*Directions:* Strip the pictures and reproduce the rest of the listing exactly.

══ Data segment

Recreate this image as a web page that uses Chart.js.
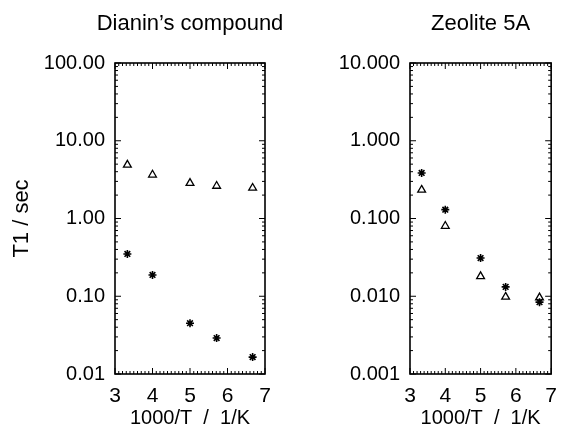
<!DOCTYPE html>
<html>
<head>
<meta charset="utf-8">
<script src="https://cdn.jsdelivr.net/npm/chart.js@4"></script>
<style>
  html, body { margin: 0; padding: 0; background: #fff; }
  .panel { position: absolute; top: 0; height: 428px; }
  #left { left: 0; width: 300px; }
  #right { left: 295px; width: 272px; }
</style>
</head>
<body>
<div class="panel" id="left"><canvas id="dianinChart"></canvas></div>
<div class="panel" id="right"><canvas id="zeoliteChart"></canvas></div>
<script>
// 1000/T values (T = 300, 250, 200, 175, 150 K)
const invTemp = [3.33, 4.0, 5.0, 5.71, 6.67];

// Dianin's compound
const dianinTriangles = [4.9, 3.65, 2.85, 2.62, 2.47];
const dianinStars = [0.35, 0.188, 0.045, 0.029, 0.0165];

// Zeolite 5A
const zeoliteStars = [0.385, 0.13, 0.031, 0.0132, 0.0084];
const zeoliteTriangles = [0.233, 0.08, 0.018, 0.0098, 0.0096];

const leftDecades = [0.01, 0.1, 1, 10, 100];
const rightDecades = [0.001, 0.01, 0.1, 1, 10];
const xTicks = [3, 4, 5, 6, 7];

Chart.defaults.font.family = "'Liberation Sans', Arial, sans-serif";
Chart.defaults.font.size = 20;
Chart.defaults.color = "#000";

// frame with inward major/minor ticks on all four sides
const frameTicks = {
  id: "frameTicks",
  afterLayout(chart) {
    // title sits over the plot box but may be wider than it
    const t = chart.titleBlock, a = chart.chartArea;
    if (t) {
      t.left = a.left - 90;
      t.right = a.right + 90;
      t.width = t.right - t.left;
    }
  },
  afterDatasetsDraw(chart) {
    const { ctx, chartArea: a, scales } = chart;
    const x = scales.x, y = scales.y;
    ctx.save();
    ctx.strokeStyle = "#000";
    ctx.lineWidth = 1.6;
    ctx.strokeRect(a.left, a.top, a.right - a.left, a.bottom - a.top);
    ctx.lineWidth = 1;
    ctx.beginPath();
    for (let i = Math.round(x.min * 10); i <= Math.round(x.max * 10); i++) {
      const px = x.getPixelForValue(i / 10);
      const len = i % 10 === 0 ? 6 : 3;
      ctx.moveTo(px, a.bottom); ctx.lineTo(px, a.bottom - len);
      ctx.moveTo(px, a.top); ctx.lineTo(px, a.top + len);
    }
    const d0 = Math.round(Math.log10(y.min)), d1 = Math.round(Math.log10(y.max));
    for (let d = d0; d <= d1; d++) {
      for (let m = 1; m <= 9; m++) {
        const v = m * Math.pow(10, d);
        if (v > y.max * 1.0001) break;
        const py = y.getPixelForValue(v);
        const len = m === 1 ? 6 : 3;
        ctx.moveTo(a.left, py); ctx.lineTo(a.left + len, py);
        ctx.moveTo(a.right, py); ctx.lineTo(a.right - len, py);
      }
    }
    ctx.stroke();
    ctx.restore();
  }
};

const makePoints = (ys) => invTemp.map((t, i) => ({ x: t, y: ys[i] }));

const makeChart = (id, title, triangles, stars, decades, digits, showYTitle, rightPad) => {
  const ctx = document.getElementById(id).getContext("2d");
  var chartExist = Chart.getChart(id);
  if (chartExist != undefined) {
    chartExist.destroy();
  }
  return new Chart(ctx, {
    type: "scatter",
    data: {
      datasets: [
        {
          label: "triangles",
          data: makePoints(triangles),
          pointStyle: "triangle",
          pointRadius: 4.5,
          borderColor: "#000",
          backgroundColor: "rgba(0,0,0,0)",
          borderWidth: 1.3,
        },
        {
          label: "stars",
          data: makePoints(stars),
          pointStyle: "star",
          pointRadius: 4,
          borderColor: "#000",
          backgroundColor: "#000",
          borderWidth: 1.6,
        },
      ],
    },
    options: {
      responsive: true,
      maintainAspectRatio: false,
      animation: false,
      layout: { padding: { left: 0, right: rightPad, top: 0, bottom: 0 } },
      plugins: {
        legend: { display: false },
        tooltip: { enabled: false },
        title: {
          display: true,
          text: title,
          fullSize: false,
          color: "#000",
          font: { size: 22, weight: "normal", lineHeight: 1.2 },
          padding: { top: 11, bottom: 25.6 },
        },
      },
      scales: {
        x: {
          type: "linear",
          min: 3,
          max: 7,
          grid: { display: false, drawTicks: false },
          border: { display: false },
          afterBuildTicks: (s) => { s.ticks = xTicks.map((v) => ({ value: v })); },
          afterFit: (s) => { s.height = 54; },
          ticks: { padding: 10, autoSkip: false, maxRotation: 0, font: { size: 21 } },
          title: {
            display: true,
            text: "1000/T  /  1/K",
            font: { size: 20, lineHeight: 1 },
            padding: { top: 0, bottom: 0 },
          },
        },
        y: {
          type: "logarithmic",
          min: decades[0],
          max: decades[decades.length - 1],
          grid: { display: false, drawTicks: false },
          border: { display: false },
          afterBuildTicks: (s) => { s.ticks = decades.map((v) => ({ value: v })); },
          afterFit: (s) => { s.width = 115; },
          ticks: {
            padding: 10,
            autoSkip: false,
            font: { size: 20 },
            callback: (v) => Number(v).toFixed(digits),
          },
          title: {
            display: showYTitle,
            text: "T1 / sec",
            font: { size: 22, lineHeight: 1.2 },
            padding: { top: 9, bottom: 0 },
          },
        },
      },
    },
    plugins: [frameTicks],
  });
};

makeChart("dianinChart", "Dianin\u2019s compound", dianinTriangles, dianinStars, leftDecades, 2, true, 35);
makeChart("zeoliteChart", "Zeolite 5A", zeoliteTriangles, zeoliteStars, rightDecades, 3, false, 7);
</script>
</body>
</html>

════

*Exercise output:*
Recreate this image as a web page that uses Chart.js.
<!DOCTYPE html>
<html>
<head>
<meta charset="utf-8">
<script src="https://cdn.jsdelivr.net/npm/chart.js@4"></script>
<style>
  html, body { margin: 0; padding: 0; background: #fff; }
  .panel { position: absolute; top: 0; height: 428px; }
  #left { left: 0; width: 300px; }
  #right { left: 295px; width: 272px; }
</style>
</head>
<body>
<div class="panel" id="left"><canvas id="dianinChart"></canvas></div>
<div class="panel" id="right"><canvas id="zeoliteChart"></canvas></div>
<script>
// 1000/T values (T = 300, 250, 200, 175, 150 K)
const invTemp = [3.33, 4.0, 5.0, 5.71, 6.67];

// Dianin's compound
const dianinTriangles = [4.9, 3.65, 2.85, 2.62, 2.47];
const dianinStars = [0.35, 0.188, 0.045, 0.029, 0.0165];

// Zeolite 5A
const zeoliteStars = [0.385, 0.13, 0.031, 0.0132, 0.0084];
const zeoliteTriangles = [0.233, 0.08, 0.018, 0.0098, 0.0096];

const leftDecades = [0.01, 0.1, 1, 10, 100];
const rightDecades = [0.001, 0.01, 0.1, 1, 10];
const xTicks = [3, 4, 5, 6, 7];

Chart.defaults.font.family = "'Liberation Sans', Arial, sans-serif";
Chart.defaults.font.size = 20;
Chart.defaults.color = "#000";

// frame with inward major/minor ticks on all four sides
const frameTicks = {
  id: "frameTicks",
  afterLayout(chart) {
    // title sits over the plot box but may be wider than it
    const t = chart.titleBlock, a = chart.chartArea;
    if (t) {
      t.left = a.left - 90;
      t.right = a.right + 90;
      t.width = t.right - t.left;
    }
  },
  afterDatasetsDraw(chart) {
    const { ctx, chartArea: a, scales } = chart;
    const x = scales.x, y = scales.y;
    ctx.save();
    ctx.strokeStyle = "#000";
    ctx.lineWidth = 1.6;
    ctx.strokeRect(a.left, a.top, a.right - a.left, a.bottom - a.top);
    ctx.lineWidth = 1;
    ctx.beginPath();
    for (let i = Math.round(x.min * 10); i <= Math.round(x.max * 10); i++) {
      const px = x.getPixelForValue(i / 10);
      const len = i % 10 === 0 ? 6 : 3;
      ctx.moveTo(px, a.bottom); ctx.lineTo(px, a.bottom - len);
      ctx.moveTo(px, a.top); ctx.lineTo(px, a.top + len);
    }
    const d0 = Math.round(Math.log10(y.min)), d1 = Math.round(Math.log10(y.max));
    for (let d = d0; d <= d1; d++) {
      for (let m = 1; m <= 9; m++) {
        const v = m * Math.pow(10, d);
        if (v > y.max * 1.0001) break;
        const py = y.getPixelForValue(v);
        const len = m === 1 ? 6 : 3;
        ctx.moveTo(a.left, py); ctx.lineTo(a.left + len, py);
        ctx.moveTo(a.right, py); ctx.lineTo(a.right - len, py);
      }
    }
    ctx.stroke();
    ctx.restore();
  }
};

const makePoints = (ys) => invTemp.map((t, i) => ({ x: t, y: ys[i] }));

const makeChart = (id, title, triangles, stars, decades, digits, showYTitle, rightPad) => {
  const ctx = document.getElementById(id).getContext("2d");
  var chartExist = Chart.getChart(id);
  if (chartExist != undefined) {
    chartExist.destroy();
  }
  return new Chart(ctx, {
    type: "scatter",
    data: {
      datasets: [
        {
          label: "triangles",
          data: makePoints(triangles),
          pointStyle: "triangle",
          pointRadius: 4.5,
          borderColor: "#000",
          backgroundColor: "rgba(0,0,0,0)",
          borderWidth: 1.3,
        },
        {
          label: "stars",
          data: makePoints(stars),
          pointStyle: "star",
          pointRadius: 4,
          borderColor: "#000",
          backgroundColor: "#000",
          borderWidth: 1.6,
        },
      ],
    },
    options: {
      responsive: true,
      maintainAspectRatio: false,
      animation: false,
      layout: { padding: { left: 0, right: rightPad, top: 0, bottom: 0 } },
      plugins: {
        legend: { display: false },
        tooltip: { enabled: false },
        title: {
          display: true,
          text: title,
          fullSize: false,
          color: "#000",
          font: { size: 22, weight: "normal", lineHeight: 1.2 },
          padding: { top: 11, bottom: 25.6 },
        },
      },
      scales: {
        x: {
          type: "linear",
          min: 3,
          max: 7,
          grid: { display: false, drawTicks: false },
          border: { display: false },
          afterBuildTicks: (s) => { s.ticks = xTicks.map((v) => ({ value: v })); },
          afterFit: (s) => { s.height = 54; },
          ticks: { padding: 10, autoSkip: false, maxRotation: 0, font: { size: 21 } },
          title: {
            display: true,
            text: "1000/T  /  1/K",
            font: { size: 20, lineHeight: 1 },
            padding: { top: 0, bottom: 0 },
          },
        },
        y: {
          type: "logarithmic",
          min: decades[0],
          max: decades[decades.length - 1],
          grid: { display: false, drawTicks: false },
          border: { display: false },
          afterBuildTicks: (s) => { s.ticks = decades.map((v) => ({ value: v })); },
          afterFit: (s) => { s.width = 115; },
          ticks: {
            padding: 10,
            autoSkip: false,
            font: { size: 20 },
            callback: (v) => Number(v).toFixed(digits),
          },
          title: {
            display: showYTitle,
            text: "T1 / sec",
            font: { size: 22, lineHeight: 1.2 },
            padding: { top: 9, bottom: 0 },
          },
        },
      },
    },
    plugins: [frameTicks],
  });
};

makeChart("dianinChart", "Dianin\u2019s compound", dianinTriangles, dianinStars, leftDecades, 2, true, 35);
makeChart("zeoliteChart", "Zeolite 5A", zeoliteTriangles, zeoliteStars, rightDecades, 3, false, 7);
</script>
</body>
</html>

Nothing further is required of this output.